Immigration in New York City
What are the Barriers to Economic Success Faced by West African Immigrants?
Secondary questions:
How does being an immigrant affect becoming a successful small businessman in America?
What access to resources and capital do immigrants from West Africa have when starting a business? What challenges do they face?
These questions are worth asking because the despite the growth of new ethnic populations on both sides of the Atlantic, scholarly work existing at the outset of the 1990s had not presented consistent findings on the determinants and implications of the spread of ethnic enterprise (Waldinger et al. 1990). Most studies had generated, but not tested, hypotheses. The study will examine ethnic entrepreneurship by presenting and using a model of immigrant enterprise. The primary focus is on migrant experience in Western industrial societies of the post-World War II period. I will outline a model of immigrant enterprise. This model offers an explanation for immigrant enterprise that emphasizes the interaction between the opportunity structure of the host society and the group characteristics and social structure of the immigrant community. The entry barriers into small-scale enterprises are lowered to immigrants with limited capital. Opportunities for ownership arise in the process of ethnic succession, as older groups move into higher social positions and leave behind vacancies for new small business owners. Two kinds of group characteristics that promote recruitment into entrepreneurial positions are identified: first, the situational constraints faced by immigrants, as well as certain groups' cultural norms, breed a predisposition toward efficient performance in work settings, especially in small business; second, resource mobilization is facilitated if immigrant firms can draw on their connections with a supply of family and ethnic labor.
In addition I will examine ethnic strategies for entrepeneurship in examining the strategies employed by ethnic entrepreneurs to create solutions to problems facing their enterprises. These strategies include: obtaining information through personal networks; acquiring training and skills on the job; using family and co-ethnic labor; building special relationships with and delivering special services to customers; dealing with competition through self-exploitation, business expansion, supporting ethnic associations, and strengthening ties with other families through marriage; and seeking protection from governments officials and owners outside their ethnic communities through bribery, paying penalties, searching for loopholes, and organizing protests. Ethnic entrepreneurs need these distinctive strategies for three reasons: first, it allows them to exploit distinctive sociocultural resources; it allows them to compensate for the typical background deficits in respect to wealth, valid educational credentials, political power, and influential contacts; third, it helps them to overcome political and economic obstacles that they face as social outsiders, and that majority entrepreneurs escape. The analysis reveals that very different and widely separated ethnic groups pursue rather similar strategies (Waldinger et al., 1990).

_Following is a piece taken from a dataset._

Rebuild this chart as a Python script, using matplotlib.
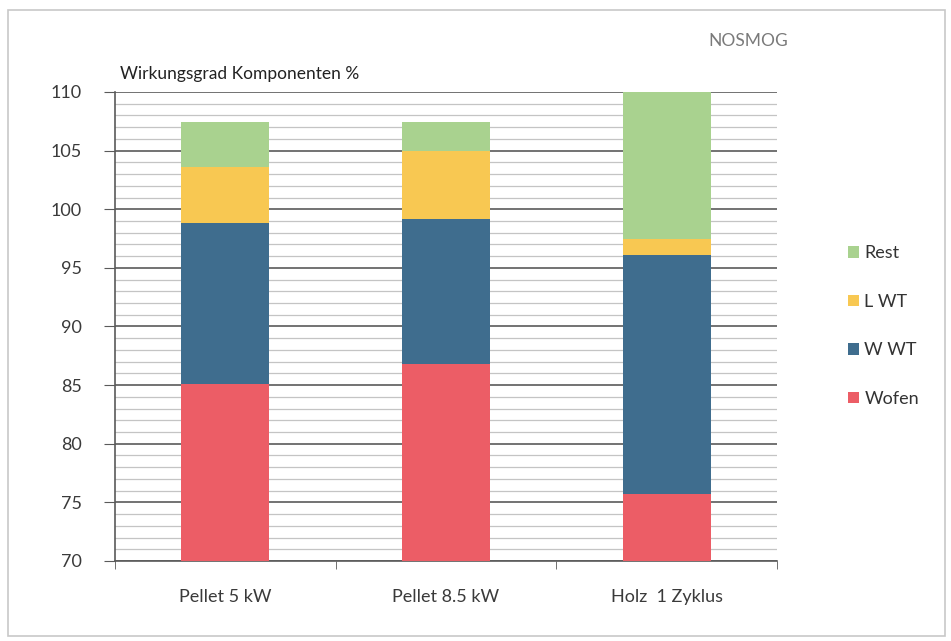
import matplotlib
matplotlib.use("Agg")
import matplotlib.pyplot as plt
from matplotlib.patches import Rectangle
from matplotlib.ticker import MultipleLocator
import numpy as np

plt.rcParams['font.family'] = ['Lato', 'DejaVu Sans']

categories = ["Pellet 5 kW", "Pellet 8.5 kW", "Holz  1 Zyklus"]
series_names = ["Wofen", "W WT", "L WT", "Rest"]
wofen = [85.1, 86.8, 75.7]
w_wt = [13.7, 12.4, 20.4]
l_wt = [4.8, 5.8, 1.4]
rest = [3.8, 2.4, 13.0]
colors = ["#EC5D66", "#3F6D8E", "#F8C852", "#A9D28F"]
y_ticks = [70, 75, 80, 85, 90, 95, 100, 105, 110]

fig = plt.figure(figsize=(9.51, 6.41), dpi=100)
fig.patch.set_facecolor("white")
# outer frame
fig.add_artist(Rectangle((8/951, 1 - 636/641), 937/951, 626/641, transform=fig.transFigure,
                         fill=False, edgecolor="#c8c8c8", lw=1.2))

ax = fig.add_axes([115/951, 1 - 561/641, 662/951, 469/641])
x = np.arange(len(categories))
bottom = np.zeros(len(categories))
handles = []
for name, vals, c in zip(series_names, [wofen, w_wt, l_wt, rest], colors):
    b = ax.bar(x, vals, width=0.4, bottom=bottom, color=c, label=name, zorder=3)
    handles.append(b)
    bottom += np.array(vals)

ax.set_ylim(70, 110)
ax.set_xlim(-0.5, 2.5)
ax.yaxis.set_major_locator(MultipleLocator(5))
ax.yaxis.set_minor_locator(MultipleLocator(1))
ax.set_yticks(y_ticks)
ax.grid(axis="y", which="major", color="#5a5a5a", lw=1.2, zorder=1)
ax.grid(axis="y", which="minor", color="#c4c4c4", lw=0.9, zorder=0)
ax.tick_params(axis="y", which="major", length=8, color="#5a5a5a", labelsize=13, labelcolor="#3a3a3a", pad=16)
ax.tick_params(axis="y", which="minor", length=0)
ax.set_xticks(x)
ax.set_xticklabels(categories)
ax.tick_params(axis="x", which="major", length=0, labelsize=13, labelcolor="#3a3a3a", pad=20)
ax.set_xticks([-0.5, 0.5, 1.5, 2.5], minor=True)
ax.tick_params(axis="x", which="minor", length=6, color="#5a5a5a")
for s in ["top", "right"]:
    ax.spines[s].set_visible(False)
ax.spines["left"].set_color("#5a5a5a")
ax.spines["bottom"].set_color("#5a5a5a")
ax.spines["left"].set_linewidth(1.2)
ax.spines["bottom"].set_linewidth(1.2)

fig.text(120/951, 1 - 74/641, "Wirkungsgrad Komponenten %", fontsize=12.5, color="#222222", va="center", ha="left")
fig.text(748/951, 1 - 41/641, "NOSMOG", fontsize=12.5, color="#7a7a7a", va="center", ha="center")

leg = ax.legend(handles[::-1], series_names[::-1], loc="center left", bbox_to_anchor=(832/951, 1 - 326/641),
                bbox_transform=fig.transFigure, frameon=False, fontsize=13, handlelength=0.6,
                handleheight=0.6, handletextpad=0.3, labelspacing=1.8)
for t in leg.get_texts():
    t.set_color("#333333")

fig.savefig("out.png", dpi=100, facecolor="white")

Labor market disadvantages push minority members toward self-employment in small business. However, only those minority groups with advantages for small business in one way or another can develop a significant level of ethnic business. Some minority groups have cultural characteristics conducive to the development of small business such as work ethic, future orientation and ethnic ties. Immigrant and alien groups have other non-cultural advantages for small business associated with their alien status. In addition, the social structure of the host society can also encourage or constrain ethnic business. Residential succession and racial segregation, the changes in industrial structure and government policy have been indicated as major structural factors that have influence on ethnic business in western industrial societies (Min, 1987).
My hypothesis is that West African immigrants face serious challenges in entrepeneurship and small business enterprise when immigrating to the U.S., in particular New York City Mohamed, from the chapter "Third Avenue," is a case in point. He emigrated from Sierra Leone in the 1980s to NYC. As a result of his experiences in buying and selling small goods, he bought a 99 cents store to own on Third Avenue in East Harlem. Mohamed wants to work for himself. In contrast to the liquor store down the street, his store is hardly thriving. Mohamed has few influential contacts, little political power and education credentials. He even faced some threats to his business from the city government. He uses his contacts to the fullest extent, however, and he was resourceful enough to corral the resources to initially buy the store. He also faces competition from other businesses.
The political economy of capital and commodities sheds light on the situation of enterpreneurship and West African immigration. Karl Marx asks where arises the enigmatic character of the product of labor, as soon as it assumes the form of a commodity. According to Marx, it arises from a social form. The equality of all kinds of human labor takes on a physical form in the equal objectivity of the products of labor as values; the measure of the magnitude of the value of the products of labor; and finally the relationship between the producers, within the social characteristics of their labors are manifested, take on the form of a social relation between the products of labor. It is only by being exchanged that the products of labor acquire a socially uniform objectivity as values, which is distinct from their sensuously varied objectivity as articles of utility (Marx, 1976).